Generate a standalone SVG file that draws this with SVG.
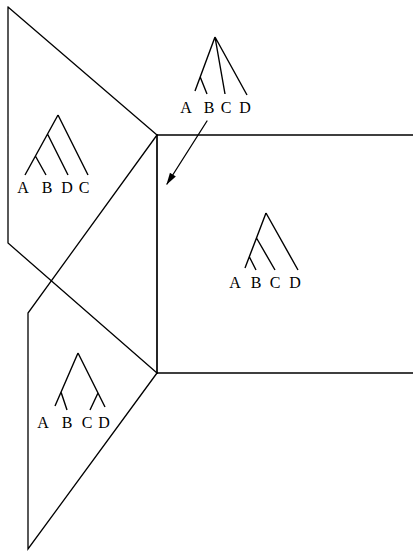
<svg xmlns="http://www.w3.org/2000/svg" width="413" height="551" viewBox="0 0 413 551">
<style>
.ln{fill:none;stroke:#000;stroke-width:1.3;stroke-linecap:round;stroke-linejoin:miter}
.tr{fill:none;stroke:#000;stroke-width:1.4;stroke-linecap:butt}
.lb{font-family:"Liberation Serif","DejaVu Serif",serif;font-size:16px;fill:#000;text-anchor:middle}
</style>
<defs>
<marker id="ah" viewBox="0 0 12 10" refX="11" refY="5" markerWidth="13" markerHeight="10" markerUnits="userSpaceOnUse" orient="auto">
<path d="M0,1.5 L12,5 L0,8.5 Z" fill="#000"/>
</marker>
</defs>
<g id="planes">
<g id="left-plane"><path class="ln" d="M8,7 L157,135 M8,7 L8,243 L157,373"/></g>
<g id="right-plane"><path class="ln" d="M157,135 L413,135 M157,373 L413,373"/><path class="ln" style="stroke-width:1.7" d="M157,135 L157,373"/></g>
<g id="bottom-plane"><path class="ln" d="M157,135 L28,313 L28,549 L157,373"/></g>
</g>
<g id="connectors">
<path class="ln" d="M207,121 L167,184" marker-end="url(#ah)"/>
</g>
<g id="tree-top">
<path class="tr" d="M215,37 L195,91 M200.2,77 L207,94 M215,37 L225,94 M215,37 L247,95"/>
<text class="lb" x="186" y="113">A</text><text class="lb" x="209" y="113">B</text><text class="lb" x="226" y="113">C</text><text class="lb" x="245" y="113">D</text>
</g>
<g id="tree-left">
<path class="tr" d="M58,115 L25,175 M58,115 L88,175 M47.5,134 L68,175 M35.4,156 L46,175"/>
<text class="lb" x="23" y="193">A</text><text class="lb" x="47" y="193">B</text><text class="lb" x="67" y="193">D</text><text class="lb" x="84" y="193">C</text>
</g>
<g id="tree-right">
<path class="tr" d="M266,213 L245,268 M266,213 L298,270 M256.5,238 L275,270 M249.3,256.7 L256,270"/>
<text class="lb" x="235" y="288">A</text><text class="lb" x="256" y="288">B</text><text class="lb" x="275" y="288">C</text><text class="lb" x="295" y="288">D</text>
</g>
<g id="tree-bottom">
<path class="tr" d="M78,353 L55,406 M78,353 L105,407 M61,392 L67,410 M98,393 L90,410"/>
<text class="lb" x="43" y="428">A</text><text class="lb" x="67" y="428">B</text><text class="lb" x="87" y="428">C</text><text class="lb" x="104" y="428">D</text>
</g>
</svg>
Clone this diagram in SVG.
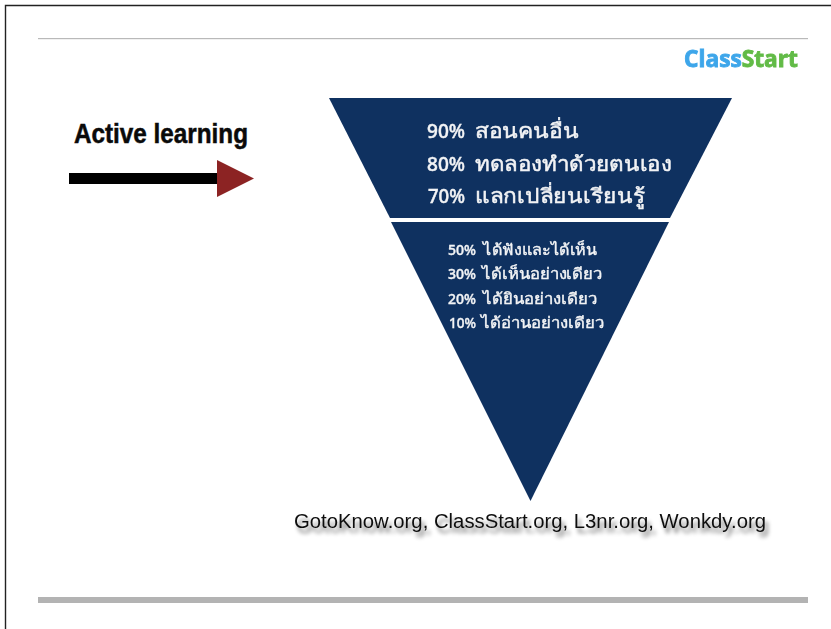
<svg xmlns="http://www.w3.org/2000/svg" width="831" height="629" viewBox="0 0 831 629">
<defs>
<filter id="shadow" x="-5%" y="-60%" width="110%" height="260%"><feGaussianBlur in="SourceAlpha" stdDeviation="2.2"/><feOffset dx="3" dy="5"/><feComponentTransfer><feFuncA type="linear" slope="0.55"/></feComponentTransfer><feMerge><feMergeNode/><feMergeNode in="SourceGraphic"/></feMerge></filter>
<filter id="soft" x="-5%" y="-20%" width="110%" height="140%"><feGaussianBlur stdDeviation="0.35"/></filter>
</defs>
<style>
.th{font-family:"Noto Sans","DejaVu Sans",sans-serif;fill:#f2f3f5;stroke:#f2f3f5;filter:url(#soft)}
.big{font-size:20px;font-weight:500;stroke-width:0.45}
.small{font-size:15px;font-weight:500;stroke-width:0.4}
</style>
<rect width="831" height="629" fill="#fff"/>
<g id="frame">
<path d="M5.500 629V5.500H831" fill="none" stroke="#222" stroke-width="1.4"/>
<rect x="38" y="38" width="770" height="1.2" fill="#b9b9b9"/>
<rect x="38" y="597" width="770" height="6" fill="#b3b3b3"/>
</g>
<g id="logo" font-family="'Open Sans','Noto Sans',sans-serif" font-weight="700" font-size="23" stroke-width="0.9" filter="url(#soft)">
<text x="684" y="67" textLength="114" lengthAdjust="spacingAndGlyphs"><tspan fill="#3ea6ea" stroke="#3ea6ea">Class</tspan><tspan fill="#62bb46" stroke="#62bb46">Start</tspan></text>
</g>
<g id="active-learning">
<text x="74" y="143" font-family="Liberation Sans,Arial,sans-serif" font-weight="700" font-size="27" fill="#0a0a0a" stroke="#0a0a0a" stroke-width="0.5" textLength="174" lengthAdjust="spacingAndGlyphs">Active learning</text>
</g>
<g id="connectors">
<rect x="69" y="173" width="148" height="11" fill="#000"/>
<polygon points="217,160 254,178.500 217,197" fill="#8c2323"/>
</g>
<g id="pyramid-top">
<polygon points="329,98 732,98 670,218 390,218" fill="#0f3160"/>
<g class="th big">
<text y="138"><tspan x="427" textLength="38" lengthAdjust="spacingAndGlyphs">90%</tspan> <tspan x="475" textLength="104" lengthAdjust="spacingAndGlyphs">สอนคนอื่น</tspan></text>
<text y="171"><tspan x="427" textLength="38" lengthAdjust="spacingAndGlyphs">80%</tspan> <tspan x="475" textLength="197" lengthAdjust="spacingAndGlyphs">ทดลองทำด้วยตนเอง</tspan></text>
<text y="203"><tspan x="428" textLength="37" lengthAdjust="spacingAndGlyphs">70%</tspan> <tspan x="475" textLength="170" lengthAdjust="spacingAndGlyphs">แลกเปลี่ยนเรียนรู้</tspan></text>
</g>
</g>
<g id="pyramid-bottom">
<polygon points="391,222 669,222 530.500,501" fill="#0f3160"/>
<g class="th small">
<text y="255"><tspan x="448" textLength="28" lengthAdjust="spacingAndGlyphs">50%</tspan> <tspan x="483" textLength="114" lengthAdjust="spacingAndGlyphs">ได้ฟังและได้เห็น</tspan></text>
<text y="279"><tspan x="448" textLength="28" lengthAdjust="spacingAndGlyphs">30%</tspan> <tspan x="482" textLength="120" lengthAdjust="spacingAndGlyphs">ได้เห็นอย่างเดียว</tspan></text>
<text y="304"><tspan x="448" textLength="28" lengthAdjust="spacingAndGlyphs">20%</tspan> <tspan x="483" textLength="114" lengthAdjust="spacingAndGlyphs">ได้ยินอย่างเดียว</tspan></text>
<text y="328"><tspan x="449" textLength="27" lengthAdjust="spacingAndGlyphs">10%</tspan> <tspan x="481" textLength="123" lengthAdjust="spacingAndGlyphs">ได้อ่านอย่างเดียว</tspan></text>
</g>
</g>
<g id="credit">
<text x="294" y="528" font-family="Liberation Sans,Arial,sans-serif" font-size="20" fill="#111" textLength="472" lengthAdjust="spacingAndGlyphs" filter="url(#shadow)">GotoKnow.org, ClassStart.org, L3nr.org, Wonkdy.org</text>
</g>
</svg>
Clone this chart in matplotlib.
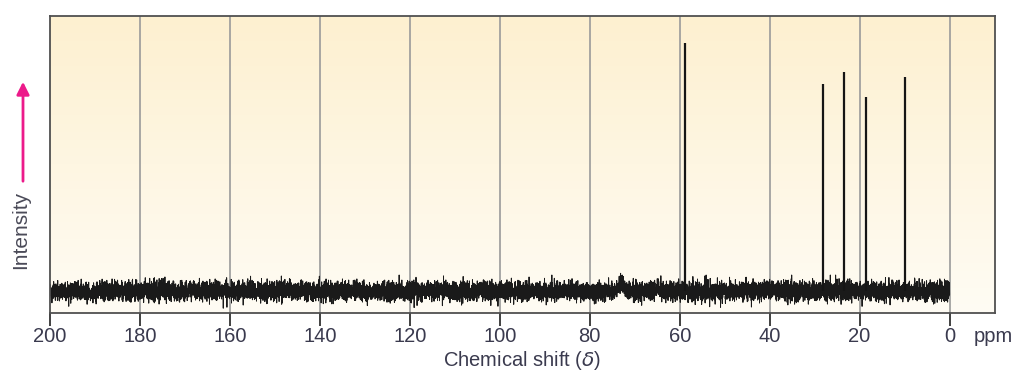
import numpy as np
import matplotlib
matplotlib.use("Agg")
import matplotlib.pyplot as plt

# peak positions (ppm) and heights (baseline = 0)
peak_ppm = [58.9, 28.2, 23.5, 18.5, 9.85]
peak_height = [248, 207, 219, 194, 214]
tick_ppm = [200, 180, 160, 140, 120, 100, 80, 60, 40, 20, 0]
tick_labels = ["200", "180", "160", "140", "120", "100", "80", "60", "40", "20", "0"]
bump_ppm = 73.1
bump_height = 9

plt.rcParams['font.family'] = ['Liberation Sans', 'DejaVu Sans']
txt_col = "#3a3a4e"

fig = plt.figure(figsize=(10.2, 3.71), dpi=100)
ax = fig.add_axes([50 / 1020, 58 / 371, 945 / 1020, 297 / 371])

x_min, x_max = -10.1, 200
y_min, y_max = -22, 275

# background gradient (peach at top -> almost white at bottom)
top = np.array([253, 240, 208]) / 255
bot = np.array([255, 252, 244]) / 255
t = np.linspace(0, 1, 256)[:, None]
grad = (top * (1 - t) + bot * t)[:, None, :]
ax.imshow(grad, extent=[x_max, x_min, y_min, y_max], aspect="auto", zorder=0)

# vertical grid
for p in tick_ppm[1:]:
    ax.axvline(p, color="#9a9a9a", lw=1.2, zorder=1)

# baseline noise texture (seeded so the picture is the same every run)
rng = np.random.default_rng(7)
x = np.linspace(200, 0, 12000)
noise = rng.normal(0, 4.7, x.size)
noise = np.clip(noise, -18, 16)
noise += bump_height * np.exp(-((x - bump_ppm) / 0.7) ** 2)
ax.plot(x, noise, color="#1a1a1a", lw=0.7, zorder=2)

# peaks
ax.vlines(peak_ppm, 0, peak_height, color="#151515", lw=1.6, zorder=3)

ax.set_xlim(x_max, x_min)
ax.set_ylim(y_min, y_max)

for s in ax.spines.values():
    s.set_color("#505050")
    s.set_linewidth(1.3)
    s.set_zorder(4)

ax.set_yticks([])
ax.set_xticks(tick_ppm)
ax.set_xticklabels(tick_labels, fontsize=14.5, color=txt_col)
ax.tick_params(axis="x", direction="out", length=9, width=1.4, color="#404040", pad=1)

ax.set_xlabel("Chemical shift ($\\delta$)", fontsize=14.5, color=txt_col, labelpad=2)
fig.text(974 / 1020, 1 - 336 / 371, "ppm", fontsize=14.5, color=txt_col, va="center", ha="left")

# intensity arrow and label
fig.text(21 / 1020, 1 - 230 / 371, "Intensity", rotation=90, fontsize=15,
         color="#4a4a58", ha="center", va="center")
fig.add_artist(matplotlib.patches.FancyArrowPatch(
    (23 / 1020, 1 - 184 / 371), (23 / 1020, 1 - 79 / 371),
    transform=fig.transFigure, arrowstyle="-|>,head_length=5,head_width=2.5",
    color="#ec1a8a", lw=2, mutation_scale=1.5))

fig.savefig("out.png", dpi=100, facecolor="white")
++++++
- _The request_
Find and copy each line above that includes the string "matplotlib".

- _Solution to this task_
Clone this chart in matplotlib.
import matplotlib
matplotlib.use("Agg")
import matplotlib.pyplot as plt
fig.add_artist(matplotlib.patches.FancyArrowPatch(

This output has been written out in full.